TWO women who formed a friendship during the Second World War were reunited last week after a gap of 50 years.

Sheila Parry or Davies, as she was known then, first met Ethel Hopkins from Bexhill-on-Sea when she and her sister Olwyn were evacuated to Pen-yr-Heol Farm in the parish of Llangattock Lingoed during the Second World War

Sheila said: "Pen-yr-Heol Farm was a neighbouring farm to my childhood home, Penrose Farm and Ethel and Olwyn had come to stay with their relatives the Ellis family as living very near to the south coast of Britain fast became a place of evacuation at that time."

Before the War, Ethel's father Alfie Hopkins worked in the Hopkins family business of carpentry and joinery at Lower Walson, Skenfrith.

This work entailed making anything from baby cots to coffins. Her mother Jinnie was in service at a farm near Skenfrith. After getting married the couple answered an advert in the newspaper for work with a carpentry business in Bexhill-on-Sea.

But during the early war years Ethel and her sister were sent to stay as evacuees with their grandparents at Lower Walson and the girls attended Norton School for a time. Ethel said the same teacher who had earlier taught her father taught her.

Ethel remembers that at school all the children including boys picked up needles and knitted for the war effort and they made scarves and gloves for the soldiers. Ethel and Olwyn already knew how to knit and so were able to make their contribution towards the wartime effort made by the children of Norton school.

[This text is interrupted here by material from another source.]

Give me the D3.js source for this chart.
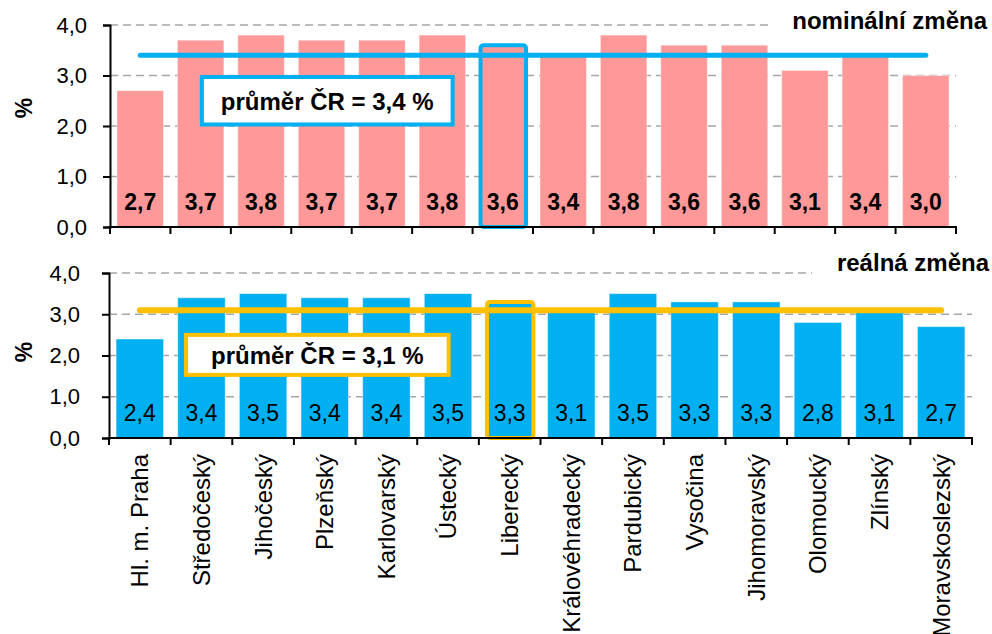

Sheila remembers: "Ethel and Olwyn then came to stay at Pen-yr-Heol and attended Llangattock Lingoed School. To get to the school they had to walk down the country lane past my home and would join up with me and my brother Warren to walk the rest of the way down the lane and across the fields to our school in Llangattock village.

"Chatting with Ethel, who had vivid memories of her time spent with us, was special. I remember her with her bright ginger curly hair and wearing a green school gym slip and she is wearing it in the old photograph which was taken about 1941.

"Ethel being nine years older than me certainly had wonderful memories of friends and teachers at the school during that time.

Ethel recalled: "Mrs Warren, who was the school's head mistress was always addressed as 'Governess' by all the pupils. I can also remember a number of my friends at Llangattock School Ben Tittley and Sally Pollard. Ben always helped me with my drawing as I was no good at drawing and he was."

Ethel remembers how children who had not missed a day off school were given a watch and recalls how one girl had taken just half a day off to attend her father's funeral was denied her award.

Ethel also made close friends with Kathleen and Eunice Bayliss. In later years after her return home to Sussex with her sister, Ethel would from time to time visit her family at Lower Walson and had kept in touch with Kathleen.

"We both remembered when we tasted our first banana," added Sheila. "We also remembered oranges arriving in this country although Ethel did not them. I remembered the soft tissue paper in which the oranges were wrapped. This tissue paper was not thrown away but became 'luxury' toilet paper.

"It was much softer than the squares of newspaper which hung on a nail on the back of the lavatory door.

"We both remembered 'Uncle Will', or William Williams who worked for the Ellis family at Pen-yr-Heol and who had a stutter. I can remember a saying of his when he was engaged in conversation with anyone, if he got a bit confused or thought the other person was, he would say 'Half you, half you, half you a minute'."

Other relatives who Ethel remembered were the Phillips family of the dairy farm, Penrhos, in Raglan. They were her mother's cousins. She remembered the boys Bill, Jack, Eddie and George, the twins, and Trevor.

Today Ethel Burchett still lives in Sussex after losing her husband Fred some eighteen years ago. She has two daughters, four grandchildren and six great-grandchildren.

Sheila concluded, "It has been a memorable experience for me to meet up with Ethel again after all these years."